The MoE Lane
Mixture-of-Experts models are the high-leverage case: Mixtral-8×7B is 47B params but only 13B active per token; DeepSeek-V3 is 671B with 37B active. Most experts sit cold. Without placement you OOM (all experts in VRAM) or crawl (all in RAM). With placement: hot in VRAM, warm in RAM, cold on NVMe — fits and fast.
The three tiers
Section titled “The three tiers”| Tier | Holds | Bound by |
|---|---|---|
| VRAM | always-active shared/attention layers, hot experts, KV working set | physical VRAM (hard ceiling) |
| Pinned RAM | warm experts, KV spill, prefetch staging | PCIe (~50 GB/s sustained, measured) |
| NVMe | cold experts (gated), cold KV | random-QD1 (≪ sequential — the number that matters) |
No magic overflow — every byte has a declared home. CUDA Unified-Memory oversubscription is unavailable on Windows/WSL2 (NVIDIA-confirmed) and the wrong tool for decode even on Linux.

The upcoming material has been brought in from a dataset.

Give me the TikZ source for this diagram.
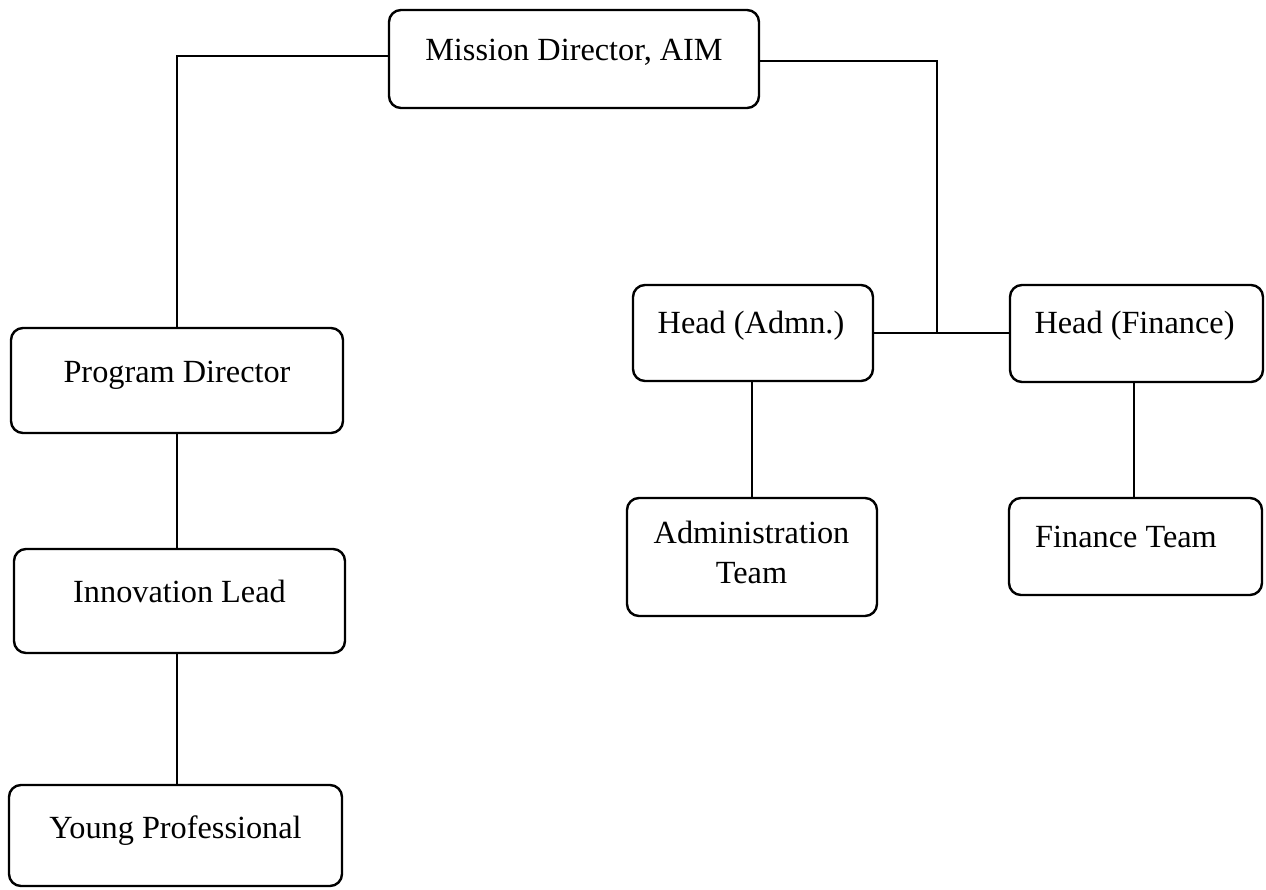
\documentclass[tikz,border=0pt]{standalone}
\usepackage{fontspec}
\setmainfont{Liberation Serif}
\begin{document}
\begin{tikzpicture}[x=1pt,y=-1pt,
  box/.style={draw=black, line width=2.4pt, rounded corners=12pt, inner sep=0pt},
  lbl/.style={anchor=base, inner sep=0pt, font=\fontsize{32.3}{40}\selectfont},
  conn/.style={draw=black, line width=1.3pt}]
\useasboundingbox[fill=white] (0,0) rectangle (1266,889);
% boxes
\node[box, minimum width=370pt, minimum height=98pt]  (md) at (574,59) {};
\node[box, minimum width=332pt, minimum height=105pt] (pd) at (177,380.5) {};
\node[box, minimum width=331pt, minimum height=104pt] (il) at (179.5,601) {};
\node[box, minimum width=333pt, minimum height=101pt] (yp) at (175.5,835.5) {};
\node[box, minimum width=240pt, minimum height=96pt]  (ha) at (753,333) {};
\node[box, minimum width=253pt, minimum height=97pt]  (hf) at (1136.5,333.5) {};
\node[box, minimum width=250pt, minimum height=118pt] (at) at (752,557) {};
\node[box, minimum width=253pt, minimum height=97pt]  (ft) at (1135.5,546.5) {};
% labels
\node[lbl] (tmd) at (574,60) {Mission Director, AIM};
\node[lbl] (tpd) at (177,382) {Program Director};
\node[lbl] (til) at (179.5,602) {Innovation Lead};
\node[lbl] (typ) at (175.5,838) {Young Professional};
\node[lbl] (tha) at (751,333) {Head (Admn.)};
\node[lbl] (thf) at (1134.5,333) {Head (Finance)};
\node[lbl] (tat1) at (751.5,543) {Administration};
\node[lbl] (tat2) at (751.5,583) {Team};
\node[lbl] (tft) at (1126,547) {Finance Team};
% connectors
\coordinate (jn) at (937,333);
\draw[conn] ([yshift=3pt]md.west) -| (pd.north -| 177,0);
\draw[conn] ([yshift=-2pt]md.east) -| (jn);
\draw[conn] (ha.east) -- (hf.west |- ha.east);
\draw[conn] (pd.south) -- (pd.south |- il.north);
\draw[conn] (il.south -| 177,0) -- (yp.north -| 177,0);
\draw[conn] (ha.south -| 752,0) -- (at.north -| 752,0);
\draw[conn] (hf.south -| 1134,0) -- (ft.north -| 1134,0);
\end{tikzpicture}
\end{document}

What ships today: per-layer tiering
Section titled “What ships today: per-layer tiering”llama.cpp --n-cpu-moe N keeps attention + shared layers in VRAM and routes the first N MoE layers’ experts to CPU RAM (computed on CPU, KTransformers-style — not PCIe streaming). Raise N to fit, lower for speed. The planner computes the minimal N that fits VRAM, and refuses if even all-experts-on-CPU won’t clear the floor.
Proven live on Qwen3-30B-A3B-Q4_K_M (RTX 5090, in-container):
| N | ceiling tok/s | measured decode | realized | floor |
|---|---|---|---|---|
| 0 | 738 | 302.4 | 41% (overhead-bound) | cleared |
| 24 | 69 | 41.9 | 61% (CPU-bw-bound) | cleared |
| 48 | 36 | 20.4 | 56% | cleared |
The recalibration loop
Section titled “The recalibration loop”The closed-form decode estimate is a roofline ceiling — peak bandwidth, zero overhead, a true upper bound. Real decode is a fraction of it. So the planner emits a calibrated forecast with a band:
ceiling (closed form) × realized efficiency (measured) = calibrated forecast ± bandA receipt records measured ÷ ceiling as a calibration point; the next plan scales its ceiling by the fitted efficiency. The verifier is a real llama-bench run — a different mechanism than the planner’s math.
Per-expert tiering is gated on a measurement
Section titled “Per-expert tiering is gated on a measurement”True hot/warm/cold tiering within a layer needs a runtime expert-slot cache, because stock llama.cpp stores a layer’s experts as one fused tensor (-ot is per-layer only). Before building that cache for a model, the concentration gate measures whether the routing is even skewed enough to be worth it. On Qwen3-30B-A3B it isn’t (near-uniform) — so the per-layer hot tier ships now, and the per-expert cache waits for a model that passes the gate.